As regular readers may have gathered, I am no stranger to the chalkface; I have therefore followed with interest the voluntary 'outing' of Katharine Birbalsingh at the Conservative conference.
Like her, I started out subscribing to many of the left-wing ideologies but soon saw the damage they were causing in the classroom. One point she made had particular resonance for me; that black boys were underachieving 'because of what the well-meaning liberal does to them'.

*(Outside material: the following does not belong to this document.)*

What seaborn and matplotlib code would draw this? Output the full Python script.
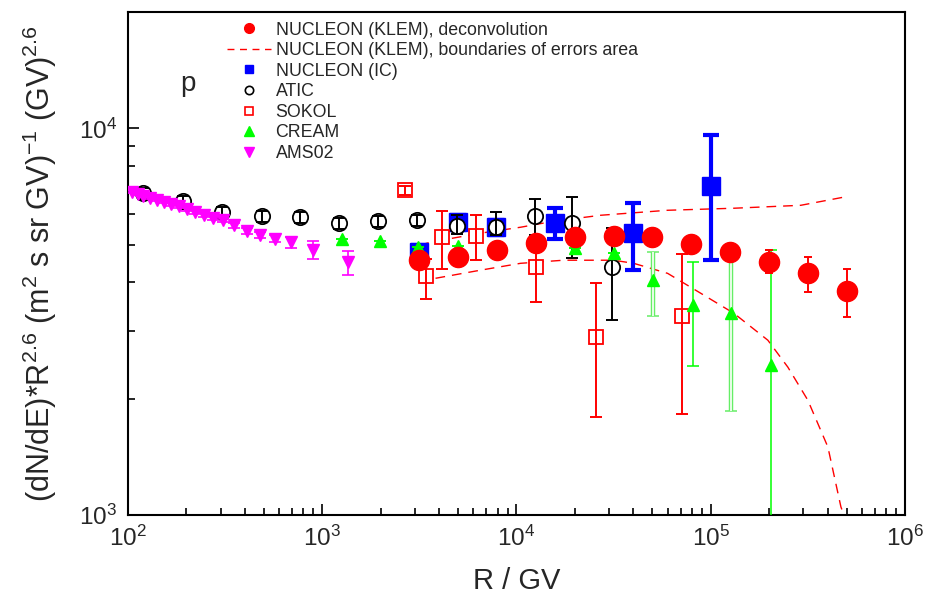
import matplotlib
matplotlib.use('Agg')
import matplotlib.pyplot as plt
import seaborn as sns
import pandas as pd
from matplotlib.lines import Line2D
from matplotlib.ticker import LogLocator, NullFormatter

# NUCLEON (KLEM), deconvolution
klem_r = [3162, 5012, 7943, 12590, 19950, 31620, 50120, 79430, 125900, 199500, 316200, 501200]
klem_f = [4560, 4640, 4840, 5050, 5230, 5260, 5230, 5010, 4780, 4510, 4220, 3790]
klem_lo = [90, 90, 95, 100, 100, 100, 100, 100, 95, 290, 450, 540]
klem_hi = [90, 90, 95, 100, 100, 100, 100, 100, 95, 330, 420, 530]

# boundaries of errors area
upper_r = [3162, 3600, 6500, 10500, 15500, 27100, 60000, 131500, 291000, 508000]
upper_f = [4980, 5076, 5355, 5550, 5750, 5960, 6140, 6215, 6325, 6670]
lower_r = [3162, 3600, 6520, 10500, 17460, 31600, 40100, 60000, 88700, 131500,
           196800, 249500, 316000, 401000, 468000, 485000]
lower_f = [4000, 4072, 4297, 4477, 4560, 4560, 4477, 4217, 3747, 3325,
           2832, 2412, 1982, 1499, 1049, 1000]

# NUCLEON (IC)
ic_r = [3162, 5023, 7888, 15880, 39600, 100000]
ic_f = [4780, 5716, 5550, 5682, 5355, 7080]
ic_lo = [200, 250, 250, 516, 1058, 2520]
ic_hi = [200, 250, 250, 533, 1045, 2510]

# ATIC
atic_r = [119, 192, 305, 491, 770, 1225, 1945, 3090, 4960, 7800, 12400, 19400, 30900]
atic_f = [6790, 6480, 6060, 5930, 5890, 5680, 5750, 5790, 5580, 5550, 5930, 5680, 4370]
atic_lo = [220, 210, 200, 190, 190, 180, 185, 185, 260, 260, 640, 1070, 1180]
atic_hi = [220, 210, 200, 190, 190, 180, 185, 185, 380, 520, 620, 950, 1150]

# SOKOL
sokol_r = [2680, 3436, 4155, 6220, 12530, 25530, 70900]
sokol_f = [6915, 4145, 5228, 5259, 4374, 2884, 3268]
sokol_lo = [200, 530, 906, 699, 824, 1093, 1444]
sokol_hi = [200, 441, 875, 698, 464, 1092, 1456]

# CREAM
cream_r = [1268, 1990, 3126, 5023, 19900, 31600, 50200, 80800, 126800, 203800]
cream_f = [5166, 5104, 4925, 4955, 4897, 4753, 4048, 3488, 3325, 2441]
cream_lo = [0, 0, 0, 0, 0, 0, 782, 1061, 1468, 1900]
cream_hi = [0, 0, 0, 0, 0, 0, 735, 1018, 1235, 2397]
cream_hollow = [False, False, False, False, False, False, True, False, True, False]

# AMS02
ams_r = [105, 112, 120, 130, 141, 153, 167, 183, 201, 222, 245, 274, 310, 353,
         408, 479, 570, 690, 900, 1350]
ams_f = [6850, 6780, 6700, 6620, 6540, 6460, 6370, 6280, 6190, 6080, 5970, 5880,
         5780, 5620, 5430, 5300, 5180, 5080, 4850, 4500]
ams_err = [60, 60, 60, 60, 60, 60, 60, 60, 60, 60, 60, 70, 70, 80,
           90, 100, 110, 170, 250, 330]

sns.set_style('ticks')
plt.rcParams['font.family'] = ['Liberation Sans', 'DejaVu Sans']
plt.rcParams['mathtext.fontset'] = 'custom'
plt.rcParams['mathtext.rm'] = 'Liberation Sans'
plt.rcParams['mathtext.it'] = 'Liberation Sans:italic'

fig = plt.figure(figsize=(9.26, 6.0), dpi=100)
ax = fig.add_axes([0.1382, 0.1417, 0.8391, 0.8383])
ax.set_xscale('log')
ax.set_yscale('log')

RED, BLUE, GREEN, MAG = '#ff0000', '#0000ff', '#00ff00', '#ff00ff'

# dashed error area boundaries
dash = (0, (7, 5))
sns.lineplot(x=upper_r, y=upper_f, ax=ax, color=RED, lw=1, linestyle=dash,
             sort=False, estimator=None, zorder=2)
sns.lineplot(x=lower_r, y=lower_f, ax=ax, color=RED, lw=1, linestyle=dash,
             sort=False, estimator=None, zorder=2)

# NUCLEON IC
ax.errorbar(ic_r, ic_f, yerr=[ic_lo, ic_hi], fmt='s', color=BLUE, ms=12.5,
            elinewidth=3, capsize=6, capthick=3, zorder=3)

# ATIC: white-filled circles, error lines on top
ax.plot(atic_r, atic_f, 'o', mfc='white', mec='black', mew=1.3, ms=11, zorder=4)
ax.errorbar(atic_r, atic_f, yerr=[atic_lo, atic_hi], fmt='none', ecolor='black',
            elinewidth=1.4, capsize=4.5, capthick=1.4, zorder=4.1)

# SOKOL
ax.plot(sokol_r, sokol_f, 's', mfc='white', mec=RED, mew=1.3, ms=9.5, zorder=4.2)
ax.errorbar(sokol_r, sokol_f, yerr=[sokol_lo, sokol_hi], fmt='none', ecolor=RED,
            elinewidth=1.4, capsize=4.5, capthick=1.4, zorder=4.3)

# CREAM (some error bars drawn as hollow double lines)
cream = pd.DataFrame({'r': cream_r, 'f': cream_f, 'lo': cream_lo, 'hi': cream_hi,
                      'hollow': cream_hollow})
solid = cream[~cream.hollow]
hollow = cream[cream.hollow]
ax.errorbar(solid.r, solid.f, yerr=[solid.lo, solid.hi], fmt='^', color=GREEN,
            ms=9, elinewidth=1.1, capsize=4, capthick=1.1, zorder=5)
ax.errorbar(hollow.r, hollow.f, yerr=[hollow.lo, hollow.hi], fmt='none',
            ecolor='#66ee66', elinewidth=3.2, capsize=4, capthick=1.1, zorder=5)
ax.vlines(hollow.r, hollow.f - hollow.lo, hollow.f + hollow.hi, color='white',
          lw=1.2, zorder=5.05)
ax.plot(hollow.r, hollow.f, '^', color=GREEN, ms=9, zorder=5.1)

# AMS02
ax.errorbar(ams_r, ams_f, yerr=ams_err, fmt='v', color=MAG, ms=9,
            elinewidth=1.2, capsize=4, capthick=1.2, zorder=6)

# NUCLEON KLEM
ax.errorbar(klem_r, klem_f, yerr=[klem_lo, klem_hi], fmt='o', color=RED, ms=14.5,
            elinewidth=1.4, capsize=3, capthick=1.4, zorder=7)

ax.set_xlim(1e2, 1e6)
ax.set_ylim(1e3, 2e4)

ax.xaxis.set_major_locator(LogLocator(base=10, numticks=10))
ax.xaxis.set_minor_locator(LogLocator(base=10, subs=range(2, 10), numticks=50))
ax.xaxis.set_minor_formatter(NullFormatter())
ax.set_yticks([1e3, 1e4])
ax.yaxis.set_minor_locator(LogLocator(base=10, subs=range(2, 10), numticks=50))
ax.yaxis.set_minor_formatter(NullFormatter())
ax.tick_params(which='both', direction='in', top=False, right=False, width=1.2,
               labelsize=17.5, color='black')
ax.tick_params(which='major', length=8, pad=8)
ax.tick_params(which='minor', length=5)
for s in ax.spines.values():
    s.set_linewidth(1.5)
    s.set_color('black')

ax.set_xlabel('R / GV', fontsize=21, labelpad=11)
ax.set_ylabel(r'(dN/dE)*R$^{2.6}$ (m$^{2}$ s sr GV)$^{-1}$ (GV)$^{2.6}$',
              fontsize=22, labelpad=14)
ax.text(204, 1.3e4, 'p', fontsize=20, ha='center', va='center')

handles = [
    Line2D([], [], marker='o', ls='none', color=RED, ms=7),
    Line2D([], [], ls=(0, (5, 4)), color=RED, lw=1),
    Line2D([], [], marker='s', ls='none', color=BLUE, ms=6),
    Line2D([], [], marker='o', ls='none', mfc='white', mec='black', ms=6, mew=1.2),
    Line2D([], [], marker='s', ls='none', mfc='white', mec=RED, ms=6, mew=1.2),
    Line2D([], [], marker='^', ls='none', color=GREEN, ms=7),
    Line2D([], [], marker='v', ls='none', color=MAG, ms=7),
]
labels = ['NUCLEON (KLEM), deconvolution',
          'NUCLEON (KLEM), boundaries of errors area',
          'NUCLEON (IC)', 'ATIC', 'SOKOL', 'CREAM', 'AMS02']
ax.legend(handles, labels, loc='upper left', bbox_to_anchor=(0.127, 0.981),
          frameon=False, fontsize=12.8, handlelength=2.5, handletextpad=0.25,
          labelspacing=0.2, borderpad=0, borderaxespad=0)

fig.savefig('out.png', dpi=100)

Many years ago, I was working in a school in an ethnically diverse area with significant discipline problems and poor exam results (some of the reasons for that are discussed here). Homework frequently presented a problem - I had one pupil who did his at a corner table of the restaurant where both his parents worked until 9pm - and a certain flexibility was often required.
Sometimes, though, it was necessary to complete one assignment in order to understand the next. In one such case, I told a pupil to come back to the classroom to complete the work at lunchtime, when I would be at my desk marking and could give him any help he needed. He looked doubtful:
Pupil: Is this a detention, like?
Me: No; it's so you can finish that work before this afternoon's lesson, otherwise you won't understand what we're doing.
Pupil: So I don't need to report it then?
Me: Report it?
Pupil: To Mr H.
Me: (baffled) Who's Mr H?
Pupil: He runs my Saturday school.
This was the first I'd heard of it, so I asked him to explain. The boy told me he had started attending a Saturday school intended to raise the academic achievement of afro-carribean boys. So far so good - I told him how pleased I was that he was taking his education seriously - but there was more:
'Mr H says that we have to tell him if a white teacher gives us a detention. If there are no white kids in the detention, that's racist. If you tell me off and don't tell any white kids off, that's racist too; Mr H said so.'
I asked for more details; it turns out the boys had been instructed to report back to Mr H, naming as potential racists any white teachers who told them off - a worrying prospect for staff living in the catchment area. The same went for white teachers giving detention and extra work or even asking black pupils to tidy up their appearance.
It was only after I left the school that the full irony of the situation became clear to me; I found out that the Saturday school in question was started and funded by contributions from a national televised charity appeal. Well-meaning people from all over the country had put their hands in their pockets to enable Mr H to pursue his witch-hunt and undermine the teacher-pupil relationship.
To avoid any possible misunderstandings, it should be understood that this post refers to one particular Saturday school, now closed.